The most dramatic change in showing came from Community Oriented Policing Services. It rose from last place in 2016 to third this year by transforming wordy, passive, and complex expressions into simple, readable, and direct prose, the report said. The Smithsonian and Federal Aviation Administration followed in fourth and fifth place rankings on the index. “The commonality across all these guys is a very low level of long sentences,” McGovern told Federal News Radio.

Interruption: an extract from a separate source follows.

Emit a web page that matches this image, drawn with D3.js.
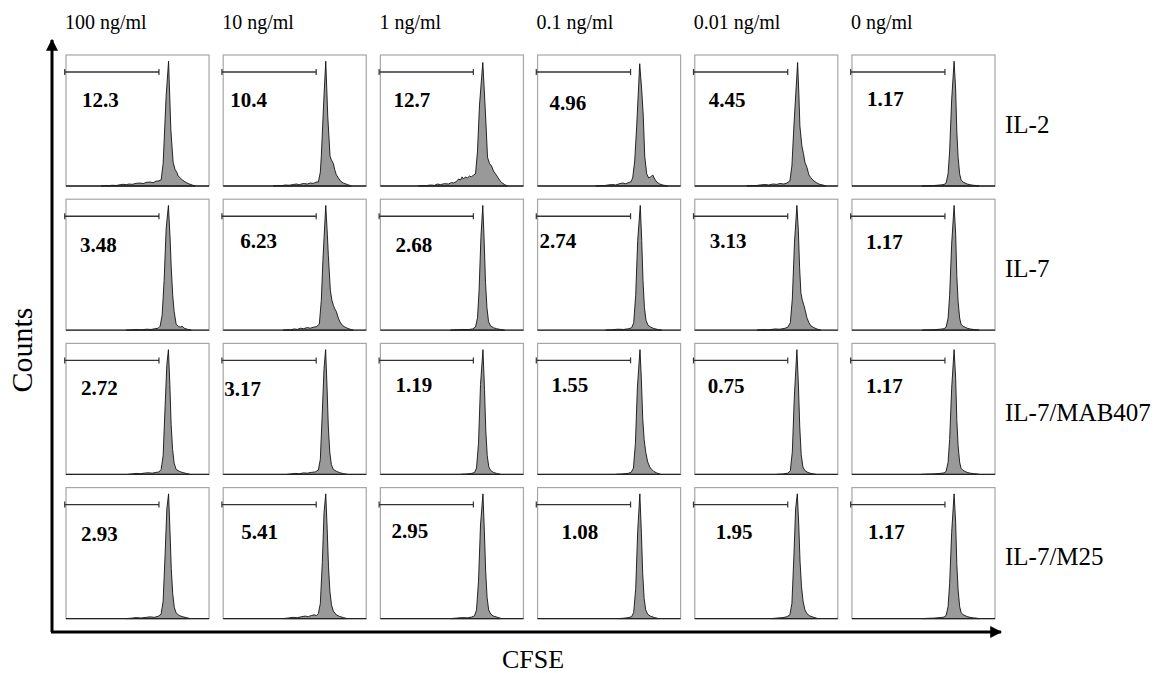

Conciseness is rare. Across indexed agencies, on average, one in four sentences was considered too long, exceeding 20 words. This was the same percentage as 2016. The Substance Abuse and Mental Health Services Administration ranked lowest, showing how not to write in this terribly long sentence.

SAMHSA aample sentence.
SAMHSA sample sentence.

Visible Thread said SAMHSA must improve. It believes plain language is a life or death matter, arguing:

This is the federal agency for people seeking information on substance abuse and mental health services. The United States is experiencing unprecedented opioid abuse…. Getting the right information to the right people in a clear and correct manner will save both money and lives.

The Federal Bureau of Investigation site also ranked among the unintelligible at 27. Could the FBI be deliberately using language to obfuscate? Maybe it’s a spy trick.

Puzzling collage.
Making it plain.
Image: el

Or, more likely, telling it like it is takes literary skill. Ernest Hemingway’s famously plain prose style was honed over decades, after all.

Plus, the Plain Writing Act unintentionally proves the point that simple language is easier imagined than written. In its mission statement, the law provides:

The purpose of this Act is to improve the effectiveness and accountability of federal agencies to the public by prompting clear government communication that the public can understand and use.

That 30-word sentence—with passive language!—doesn’t meet the Web Clarity Index criteria, it seems. In my plain language version the Act’s purpose is 22 words. It reads:

This Act intends to make federal agencies more effective and accountable by demanding clear communication that the public can use and understand.